Non-woven fibers were prepared using a typical industrial procedure in which polymers are dissolved in a solvent in an enclosed vessel using temperature and pressure to keep the polymer in solution. At a designated temperature (high enough so that the solvent will vaporize at room temperature), the pressure is dropped so that the polymer just begins to come out of solution (the cloud point). The exit of a spinneret orifice is then unplugged, and the solvent rapidly forces the polymer out to atmospheric conditions within the hood. The solvent immediately “flashes” to vapor and is carried up the exhaust, while the polymer is stretched during the rapid expulsion and solidifies into long intertwined fibers (a detailed description of the method can be found in U.S. Pat. No. 6,458,304 issued to Shin et al. on Oct. 1, 2002).
In this example, non-woven fibers were prepared using 85 wt % of PE and 15 wt % of 3GT/4 mol % Me-BHMT copolymer. PE control fibers were prepared in the same way. Results are shown in Table 8.
Non-woven fibers were prepared using 80 wt % of PE and 20 wt % of 3GT/4 mol % Me-BHMT copolymer. PE control fibers were prepared in the same way. Results are shown in Table 8.
Non-woven fibers were prepared using 70 wt % of PE and 30 wt % of 3GT/4 mol % Me-BHMT copolymer. PE control fibers were prepared in the same way. Results are shown in Table 8.
Non-woven fibers were prepared using 50 wt % of PE and 50 wt % of 3GT/4 mol % Me-BHMT copolymer. PE control fibers were prepared in the same way. Results are shown in Table 8.
Each composition of the non-woven fibers showed excellent antibacterial properties against Gram (+) and Gram (−) bacteria. Examples 7A, 7B, 7C, and 7D had the same efficacy as the treated Dacron® control. The PE and 3GT control fibers did not demonstrate antibacterial activity.
Non-woven fibers were prepared using 85 wt % of PE and 15 wt % of 3GT/4 mol % Me-BHMT copolymer. PE control fibers were prepared in the same way.
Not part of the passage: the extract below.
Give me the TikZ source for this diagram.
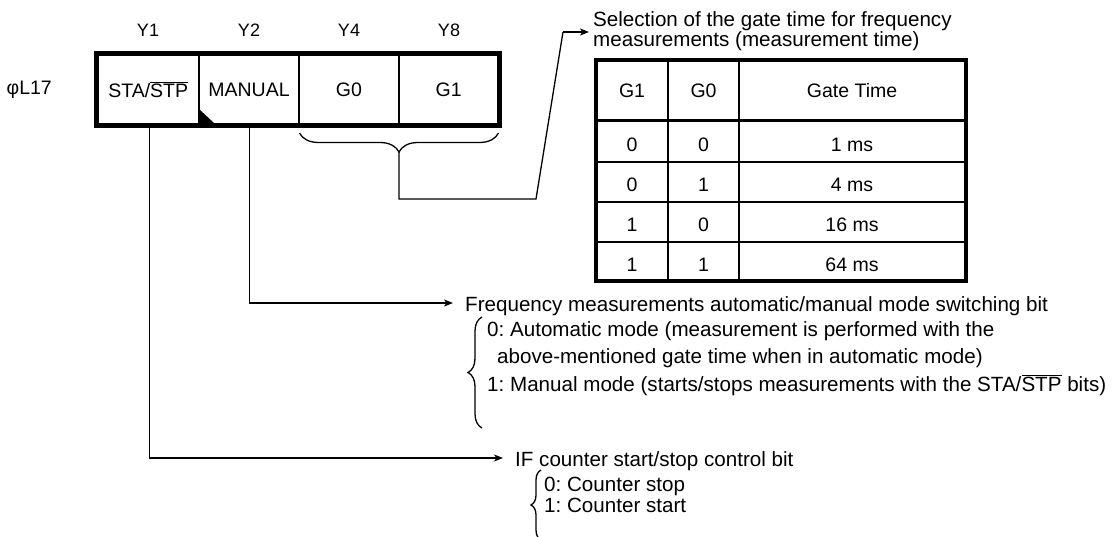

The samples were tested for antifungal efficacy. Results are shown in Table 9.
Non-woven fibers were prepared using 80 wt % of PE and 20 wt % of 3GT/4 mol % Me-BHMT copolymer. PE control fibers were prepared in the same way. The samples were tested for antifungal efficacy. Results are shown in Table 9.
Non-woven fibers were prepared using 70 wt % of PE and 30 wt % of 3GT/4 mol % Me-BHMT copolymer. PE control fibers were prepared in the same way. The samples were tested for antifungal efficacy. Results are shown in Table 9.
Non-woven fibers were prepared using 50 wt % of PE and 50 wt % of 3GT/4 mol % Me-BHMT copolymer. PE control fibers were prepared in the same way. The samples were tested for antifungal efficacy. Results are shown in Table 9.
3GT copolymer was prepared using 4 mol % tertiary amine (Me-BHMT; based on the total moles of polymer repeating units including the repeating units of polymeric additive) in the polymeric composition. The copolymer was melt extruded and the pellets were dried and spun into fibers. The samples were tested for antifungal efficacy. Results are shown in Table 9.
Example 8D and Example 8E showed a 2-log reduction compared to treated Dacron® control. Examples 8A, 8B, and 8C, containing lower amounts of the 3GT/4 mol % Me-BHMT copolymer, were only marginally effective. The PE and control 3GT fibers did not demonstrate antifungal activity.